← Return to Ibrance and Letrozole: Newly Diagnosed Treatment

Discussion

Ibrance and Letrozole: Newly Diagnosed Treatment

Breast Cancer | Last Active: Jan 22, 2023 | Replies (104)

Comment receiving replies
@callalloo

That last sentence of mine should read ..."the 'average risk of recurrence [for estrogen positive breast cancer] is currently thought to be REDUCED by ~45%, over 5 years, for women taking anti-hormone therapy."

Jump to this post


Replies to "That last sentence of mine should read ..."the 'average risk of recurrence [for estrogen positive breast..."

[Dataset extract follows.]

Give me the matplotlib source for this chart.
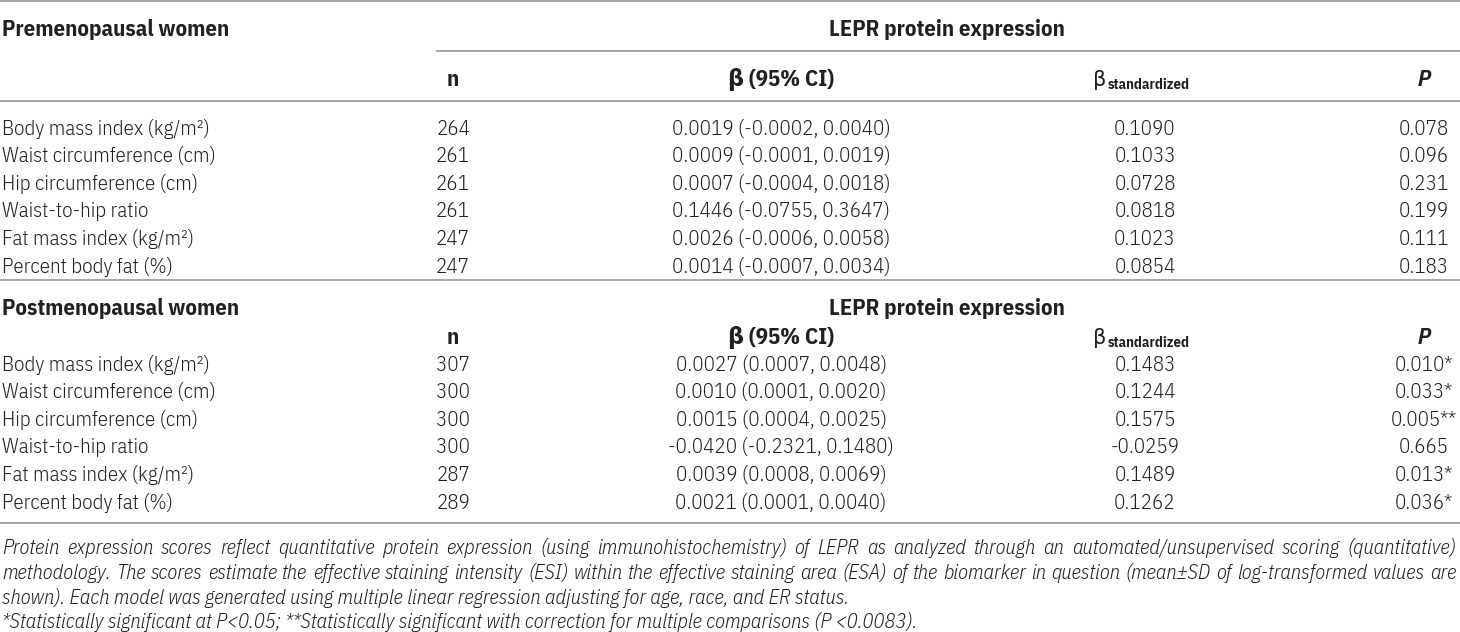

You have to be careful with looking at the percentages and know whether they are telling you the "absolute" percentage or the "relative" percentage. You need to ask that question.
For instance, in my age group, if I do not have radiation there is a 6% chance of me having the cancer return - which means there is a 94% chance it won't! That is the ABSOLUTE percentage. If I have the radiation it reduces the chance of me getting the cancer back to 3%.
Now when the oncologist was telling me about the anastrozole, she said if I took it, it would reduce my chances of getting the cancer back by 50% because if you compare the 6% chance to the 3% chance - that is a 50% reduction, but it is the RELATIVE percentage - in other words, 6% compared to 3%. BUT the absolute value is that without the anti-hormone therapy or radiation I had a 94 % chance of getting it back, and with the therapies, I had a 97% chance of getting it back. For a 3% chance, it was not worth it to me to brave the side effects.